The Occupational Safety and Health Administration (OSHA), an agency of the United States Department of Labor, is responsible for assuring safe working conditions and enforcing safety standards throughout the country. Each year, OSHA publishes a list of the top ten most cited violations of their standards. For fiscal year 2017, the top violations were virtually the same as 2016, with the exception of Fall Protection – Training cracking the top 10. The most cited violation, for the sixth year in a row, was Fall Protection – General Requirements, with 6,072 citations issued. For context, the next most cited violation was Hazard Communication, with 4,176 violations.
Fall-related injuries were already three (scaffolding, ladders, and fall protection-general) of the top ten over the last decade, and now these violations amount to nearly half of the most commonly issued OSHA citations.
“Fall-related injuries are some of the most common that we encounter in our practice,” noted workers’ compensation attorney Steven Corriveau. “Often, these are injuries that could have, and should have, been prevented through better protection and safety practices. Unfortunately, these injuries are also often some of the most severe that we come across.”
OSHA is authorized by federal law to issue workplace health and safety standards, which covered employers are responsible for abiding by. Employers are also responsible for complying with the General Duty Clause, which requires employers to keep their place of employment “free from recognized hazards that are causing or are likely to cause death or serious harm.”
OSHA is also responsible for enforcing its standards on covered employers, and violations are met with citations and fines.
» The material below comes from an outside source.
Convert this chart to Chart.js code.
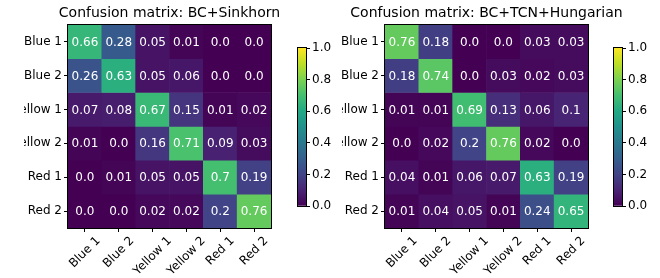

Inspections are routinely performed for high-hazard industries or worksites with higher rates of injury and illness and may also be triggered by a workplace fatality, hospitalizations, and complaints.
The top ten list is published annually to give employers “a place to start for finding and fixing hazards,” and “to address the biggest safety risks facing their employees.” According to National Safety Council President and CEO Deborah Hersman, “the OSHA Top 10 is more than just a list; it is a blueprint for keeping workers safe.”